-- START --
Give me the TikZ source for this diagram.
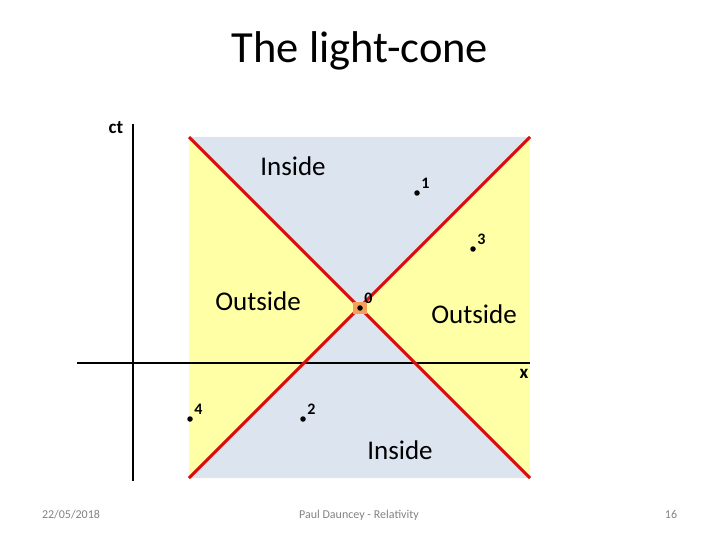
\documentclass[tikz,border=0pt]{standalone}
\usepackage{fontspec}
\setmainfont{Carlito}
\usetikzlibrary{positioning}
\definecolor{coneyellow}{RGB}{255,255,165}
\definecolor{coneblue}{RGB}{220,228,240}
\definecolor{conered}{RGB}{218,12,12}
\definecolor{eventorange}{RGB}{244,160,92}
\definecolor{footgray}{RGB}{130,130,130}

\begin{document}
\begin{tikzpicture}[x=1pt, y=-1pt,
  event/.style={circle, fill=black, inner sep=0pt, minimum size=5.5pt},
  evlabel/.style={font=\bfseries\fontsize{16}{16}\selectfont, inner sep=1pt, label distance=1.5pt},
  region/.style={font=\fontsize{27}{27}\selectfont},
  axislabel/.style={font=\bfseries\fontsize{19}{19}\selectfont},
  axis/.style={line width=2.8pt},
  cone/.style={conered, line width=3pt},
  footer/.style={font=\fontsize{12}{12}\selectfont, text=footgray, anchor=base}
]
  \useasboundingbox (0,0) rectangle (720,540);
  \node[font=\fontsize{44.5}{44.5}\selectfont] (title) at (360,51) {The light-cone};

  % corners of the plot
  \coordinate (tl) at (189,137);
  \coordinate (tr) at (530,137);
  \coordinate (bl) at (189,478);
  \coordinate (br) at (530,478);
  \coordinate (apex) at (359.5,307.5);

  \fill[coneyellow] (tl) rectangle (br);
  \fill[coneblue] (tl) -- (tr) -- (apex) -- cycle;
  \fill[coneblue] (bl) -- (br) -- (apex) -- cycle;

  % axes
  \coordinate (cttop) at (133,124);
  \coordinate (ctbot) at (133,481);
  \coordinate (xleft) at (77,363);
  \coordinate (xright) at (530,363);
  \draw[axis] (cttop) -- (ctbot);
  \draw[axis] (xleft) -- (xright);
  \node[axislabel] (ct) at (116,128) {ct};
  \node[axislabel] (xlab) at (524,374) {x};

  % light-cone
  \draw[cone] (tl) -- (br);
  \draw[cone] (tr) -- (bl);

  \node[region] (intop) at (293,166) {Inside};
  \node[region] (inbot) at (400,450) {Inside};
  \node[region] (outleft) at (258,301) {Outside};
  \node[region] (outright) at (474,314) {Outside};

  % events
  \node[fill=eventorange, inner sep=0pt, minimum width=14pt, minimum height=12pt] (glow) at (360,308) {};
  \node[event, label={[evlabel]above right:0}] (e0) at (360,308) {};
  \node[event, label={[evlabel]above right:1}] (e1) at (417,193) {};
  \node[event, label={[evlabel]above right:3}] (e3) at (473,249) {};
  \node[event, label={[evlabel]above right:4}] (e4) at (190,419) {};
  \node[event, label={[evlabel]above right:2}] (e2) at (303,419) {};

  % footer
  \node[footer] (date) at (71,518) {22/05/2018};
  \node[footer] (author) at (359,518) {Paul Dauncey - Relativity};
  \node[footer] (page) at (671,518) {16};
\end{tikzpicture}
\end{document}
-- END --
Task to complete -
Without the pictures, retype the whole of the material above exactly.

Answer in full -
Give me the TikZ source for this diagram.
\documentclass[tikz,border=0pt]{standalone}
\usepackage{fontspec}
\setmainfont{Carlito}
\usetikzlibrary{positioning}
\definecolor{coneyellow}{RGB}{255,255,165}
\definecolor{coneblue}{RGB}{220,228,240}
\definecolor{conered}{RGB}{218,12,12}
\definecolor{eventorange}{RGB}{244,160,92}
\definecolor{footgray}{RGB}{130,130,130}

\begin{document}
\begin{tikzpicture}[x=1pt, y=-1pt,
  event/.style={circle, fill=black, inner sep=0pt, minimum size=5.5pt},
  evlabel/.style={font=\bfseries\fontsize{16}{16}\selectfont, inner sep=1pt, label distance=1.5pt},
  region/.style={font=\fontsize{27}{27}\selectfont},
  axislabel/.style={font=\bfseries\fontsize{19}{19}\selectfont},
  axis/.style={line width=2.8pt},
  cone/.style={conered, line width=3pt},
  footer/.style={font=\fontsize{12}{12}\selectfont, text=footgray, anchor=base}
]
  \useasboundingbox (0,0) rectangle (720,540);
  \node[font=\fontsize{44.5}{44.5}\selectfont] (title) at (360,51) {The light-cone};

  % corners of the plot
  \coordinate (tl) at (189,137);
  \coordinate (tr) at (530,137);
  \coordinate (bl) at (189,478);
  \coordinate (br) at (530,478);
  \coordinate (apex) at (359.5,307.5);

  \fill[coneyellow] (tl) rectangle (br);
  \fill[coneblue] (tl) -- (tr) -- (apex) -- cycle;
  \fill[coneblue] (bl) -- (br) -- (apex) -- cycle;

  % axes
  \coordinate (cttop) at (133,124);
  \coordinate (ctbot) at (133,481);
  \coordinate (xleft) at (77,363);
  \coordinate (xright) at (530,363);
  \draw[axis] (cttop) -- (ctbot);
  \draw[axis] (xleft) -- (xright);
  \node[axislabel] (ct) at (116,128) {ct};
  \node[axislabel] (xlab) at (524,374) {x};

  % light-cone
  \draw[cone] (tl) -- (br);
  \draw[cone] (tr) -- (bl);

  \node[region] (intop) at (293,166) {Inside};
  \node[region] (inbot) at (400,450) {Inside};
  \node[region] (outleft) at (258,301) {Outside};
  \node[region] (outright) at (474,314) {Outside};

  % events
  \node[fill=eventorange, inner sep=0pt, minimum width=14pt, minimum height=12pt] (glow) at (360,308) {};
  \node[event, label={[evlabel]above right:0}] (e0) at (360,308) {};
  \node[event, label={[evlabel]above right:1}] (e1) at (417,193) {};
  \node[event, label={[evlabel]above right:3}] (e3) at (473,249) {};
  \node[event, label={[evlabel]above right:4}] (e4) at (190,419) {};
  \node[event, label={[evlabel]above right:2}] (e2) at (303,419) {};

  % footer
  \node[footer] (date) at (71,518) {22/05/2018};
  \node[footer] (author) at (359,518) {Paul Dauncey - Relativity};
  \node[footer] (page) at (671,518) {16};
\end{tikzpicture}
\end{document}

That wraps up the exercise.